By treating nature as if it were a machine to be speeded up, AGRA modifies the tactics but does not challenge the thinking of the Green Revolution.This approach can only be destructive in the long run. Nature is not a machine. It is a complex of living systems whose cycles operate at different speeds according to a multitude of different time scales. Natural time does not progress in straight lines, either; it moves in cycles that are shaped by the unique qualities of different locations.
People who have lived in a place for generations, like Bali’s rice growers, understand this. The “creative forces of globalization” cannot possibly do so. There is no place in a world of rapid growth and “boosting productivity” for the the complex temporality of plants, animals, and ecosystems. On the contrary: The industrial system has decoupled the rhythms of nature from the metronomic pulse of production precisely in order to speed the latter up.
One result of this speeding up was the depletion of soils in Africa by the first Green Revolution. AGRA’s solution? “Some application of fertilizers” combined with soil fertility “management.” Hmmm.
The Balinese, explains Stephen Lansing, have very different ideas. They think about time in terms of the multiple, concurrent and interlocking cycles found in nature. Their master calendar plots the rice cycle; it contains 210 days, the growth cycle of Balinese rice. A market ‘week’, which is three days long, has not changed for a thousand years. Lansing, with a sense of wonder, now understands that these ancient but living conceptions of time are what today’s ecologists think about, too.
If the rest of us are to work with nature, and not against it, we must subjugate machine time to organic, ecological, and even geological, tempos. Scientific knowledge is not an alternative to indigenous knowledge – we need both – but not in a hieracrchy with science on top. Managing environmental resources has to be collaborative, and adaptive. Different ways of knowing are vital if we are to understand and respect the unique assets of each territory.
This adjustment will be hard: The natural systems that sustain us move at a slower rhythm than we do. Feedback loops in nature are slower than lightning-fast synapses we’ve built into our machines. Think of soil: without it, we will all starve – but soil formation takes millennia, and can’t be hurried.

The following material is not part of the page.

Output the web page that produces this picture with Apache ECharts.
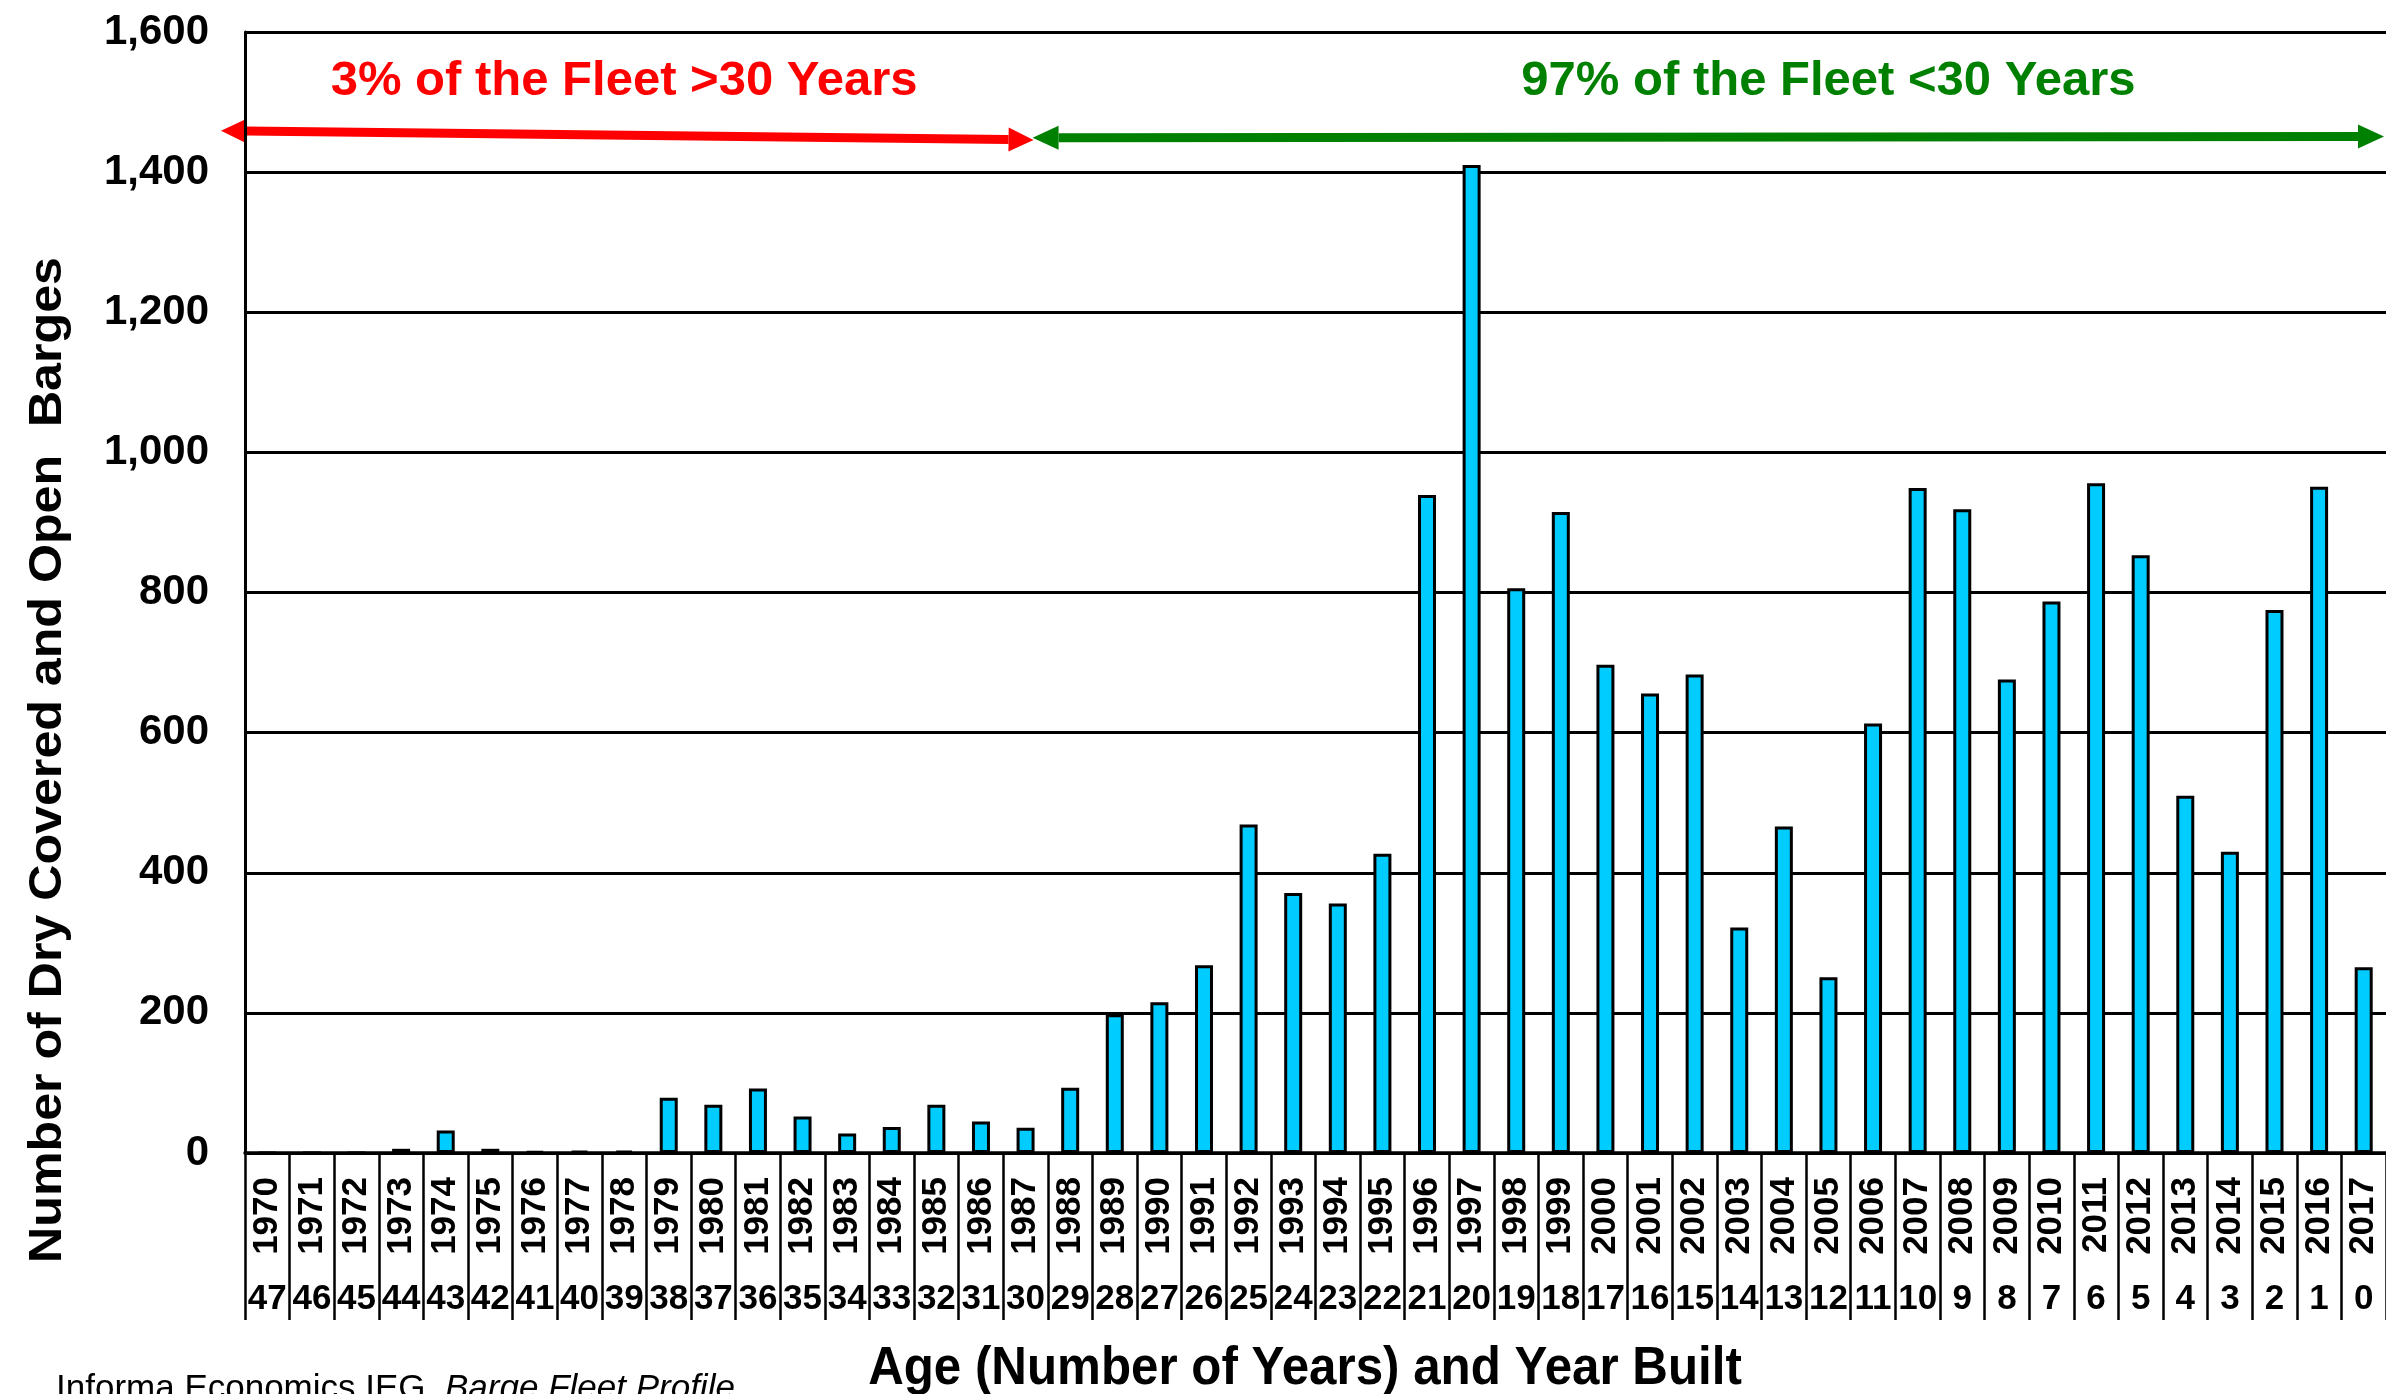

In connecting with the multiple cycles of nature, Balinese farmers have help: Their music is a form of ecological knowing. According to musicologist Judith Becker in Time and Tune in Java, Gamelan music, like nature, is composed of multiple interlocking cycles. “It perfectly reflects its culture’s organization of time into cycles, subdivisions of cycles, and concentric cycles rotating simultaneously within each other” writes Becker; “order appears if the cycles are integrated well; it doesn’t if they are not well integrated. Music and time are clearly metaphors for one another”. Joanna Macy, as so often, puts it best: “By opening our experience of time in organic, ecological, and even geological terms, and in revitalizing our relationships with other species and other eras, we can allow life to continue on Earth”.
And that’s why Bill Gates, and the rest of us, need to listen to Gamelan music more.